Jell-O was recently banned from some schools because it can contain pork products and
might be offensive to some Muslim students. Do Muslim people not teach their children to
avoid it? Why must millions of children be deprived of what has been a time-honored, tasty,
relatively healthy treat, because some children are not supposed to have it? It's not like it's
on the nutrition pyramid ... it's optional, so make it optional.

There are children out there that cannot have milk or ice cream because of allergies. Have
these items been stricken from school menus? What about sugar for diabetic children? Do
we see schools systematically removing everything with sugar from their menus because
there are diabetic children attending?

Santa Claus has become a criminal, Halloween a thing of the past, Thanksgiving a joke,
and having an Easter egg hunt is done nowadays only at our own risk. I am sick and tired
of making concessions ... I can easily live side by side with anyone, with any religion and
any lifestyle as long as they don't try to force me to convert. Why can't others do this? Why
must my children and my children's children, be forced to make these adjustments to
compensate for the choices or "needs" of others?

Americans are getting a bad rap for the war in Iraq.

“Iraqi's don't want to live your lifestyle! We want our own traditions and values!”

Fine. But the war on freedom has been going on since long before the first soldier set foot
in Iraq. The war on freedom is being fought on American soil every day and started with
the first time a child was reprimanded in a public school lunchroom for praying before
eating.

American children can no longer draw pictures of Christmas trees, or Jack-O-Lanterns in
school. They can no longer have Halloween parades or dress up in costumes or even trick-
or-treat without someone looking down their nose at them. They're not allowed to pray in
school. I don't pray, but I'll defend anyone's right to do so when and where they please.

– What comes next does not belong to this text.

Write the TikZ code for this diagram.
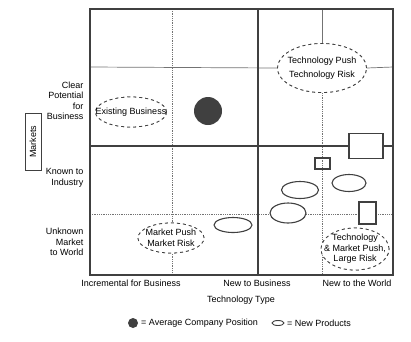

So why are schools across the country banning everything from striped candy canes to paper
angels? The answer seems very clear to me ... certain people do not want certain children
exposed to certain traditions, rituals or festivities that they don't personally agree with --
especially en masse. Can it possibly be because they might be concerned that their child
might choose a path other than the one that they have predisposed them to?

Well, welcome to America, where we try to raise our children with certain values and ideals,
knowing every minute of every day that they might slip off the track and choose something
so far off what we had in mind for them that it literally leaves us gasping.

As American parents we have learned that we can pay for the best education in the best
college and diligently employ the 4 S's; Scrimping, Saving Sacrificing and Suffering, to
pay for several years of law school only to have the student decide the day before graduation
that he would rather move to Uganda and explore the mating habits of the white rhino,
than practice law. This is the price we pay for the freedom that our ancestors fought for.

This is America where these choices are available. That's why everyone comes here ... to be
able to live their lives as they see fit and be free from persecution. So what's happening?
These very freedoms are being compromised at every turn to compensate for someone else's
freedoms. Before you know it we'll have some many "freedoms" that nobody will be able to
do anything.

I'm a traditionalist. I get upset when I see a flag other than Old Glory flying in this country.
I still love the magic and wonder of a commercial Christmas and get a big kick out of kids
coming to my door and demanding candy one night of the year. I still color eggs every
Easter even though my grown kids roll their eyes, and I'll still be making Jell-O, even
Jigglers, God forbid, whenever I get danged good and ready.

They say America is the great melting pot, the land of opportunity and freedom. But it
seems to me that lately the only ones who do not enjoy that freedom ... are Americans.